Il panettone di Safilo all’occhialeria italiana

Di solito, in famiglia, si spostano le grandi decisioni dopo le feste per non intristire il Natale. Il gruppo padovano è l’eccezione che conferma la regola: nei giorni scorsi ha presentato il conto dei suoi ultimi anni di gestione, 700 esuberi nel 2020 in Italia. Troppi

La dichiarazione di sconfitta di Safilo, nel paese dell’occhiale, ci porta a credere che tutti dobbiamo tornare a lavorare sull’asset del made in Italy. Le mani sapienti, che Brunello Cucinelli dichiara di usare per giustificare l’alto costo dei suoi bellissimi capi d’abbigliamento, in Safilo sembra che non esistano più, non si indentifica più nell’eccellenza del saper pensare e fare tipicamente italiano. Al Louvre di Parigi consacrano la genialità di Leonardo e delle sue colline vinciane, che possiedono una scuola di ottica, mentre un fondo internazionale e un management deprezzano queste abilità immolandole all’altare della riduzione, contenimento, ottimizzazione dei costi. Tutta colpa della globalizzazione? Della manodopera a basso costo di alcuni paesi? Citando il Corriere Economia del 9 dicembre scorso, “non è un caso se i grandi gruppi del lusso sono entrati direttamente nel mondo della produzione. Perché l’occhiale è un perfetto esempio di quello che ora chiameremmo inclusione, di un punto di vista estetico che non richiede taglie proponendo prezzi più che accessibili anche per i grandi marchi dai costi intimidenti”.

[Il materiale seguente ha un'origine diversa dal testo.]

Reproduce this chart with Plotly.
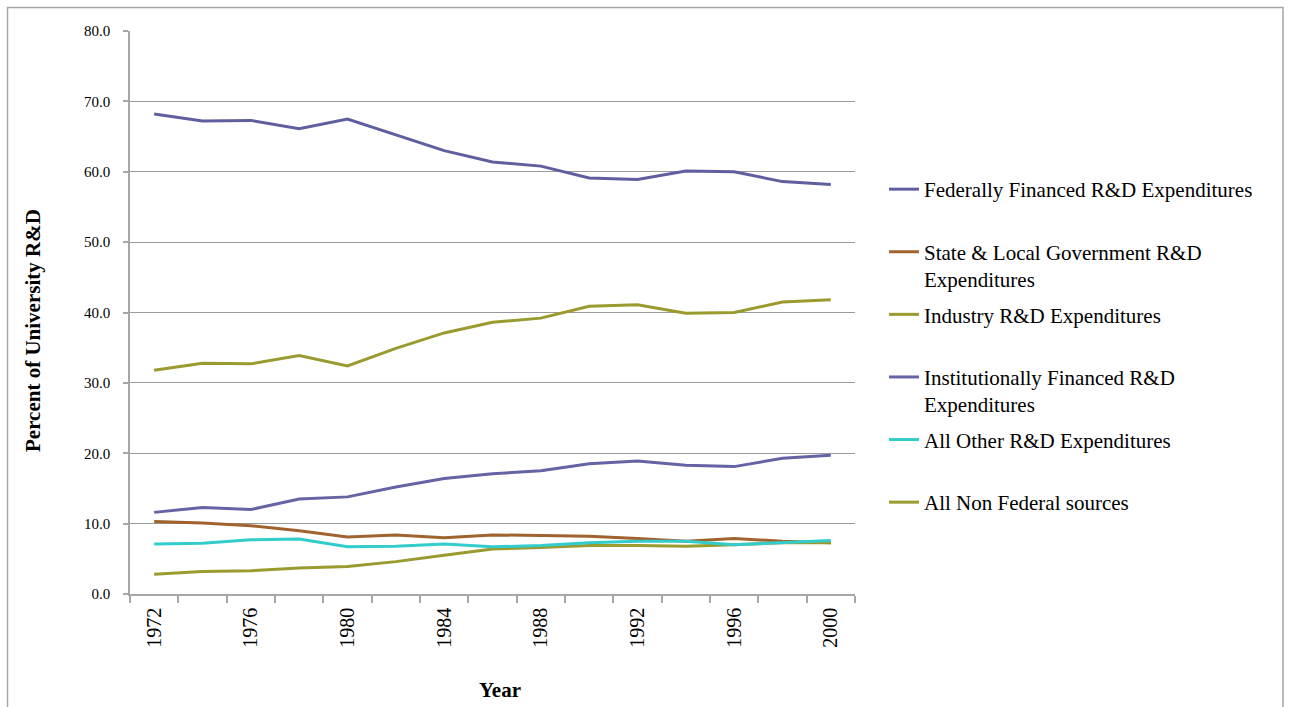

Sebbene la taglia unica dell’occhiale sia un’esagerazione contemporanea, poiché ogni viso ha il proprio naso e una volta si parlava anche di calibri, l’occhialeria vista dagli altri è un mondo fatato dove nascono sempre opportunità, per tutti. La cura di Safilo, a dispetto del made in Italy e delle mani sapienti, dichiara nei titoli di testa del suo business plan 2020-24 che "il gruppo punta a una crescita delle vendite e dei margini attraverso un modello di business moderno, incentrato sul cliente e orientato al consumatore finale, implementato grazie a una nuova strategia di trasformazione digitale". Nel piano non vi è cenno all’italianità, ai valori dell’azienda. Come se chi avesse pensato di comprare una secolare trattoria a Trastevere avesse deciso di convertirla ad hamburgeria perché a Roma ci sono tanti turisti americani. Non sono d’accordo con l’amministratore delegato Angelo Trocchia sul suo concetto pragmatico espresso nel piano industriale che "oggi, in Safilo, stiamo affrontando i diversi temi con pragmatismo, aggiornando il nostro modello di business con scelte nuove, chiare e necessarie". Il pragmatismo fu una corrente filosofica sorta negli Stati Uniti nella seconda metà del secolo XIX e fondata sulla connessione fra conoscenza e azione. Lavora sul presente e non sul futuro.
Non solo Safilo, ma indirettamente tutto il mondo dell’occhialeria italiana è chiamato a una riflessione congiunta, che potrebbe tradursi nella ricollocazione dei lavoratori di Longarone e Martignacco. Inoltre oggi è il momento di recuperare il valore, se non il coraggio, di avere proprio dei valori. I pubblici nel mondo non sono più quelli del Crm e della customer experience. Le persone oggi per domani chiederanno dei sogni da condividere, delle esperienze di vita e non di acquisto, che siano sostenibili e moralmente edificanti. Non è solo facendo quadrare i conti che si garantisce un futuro a un’azienda di valori.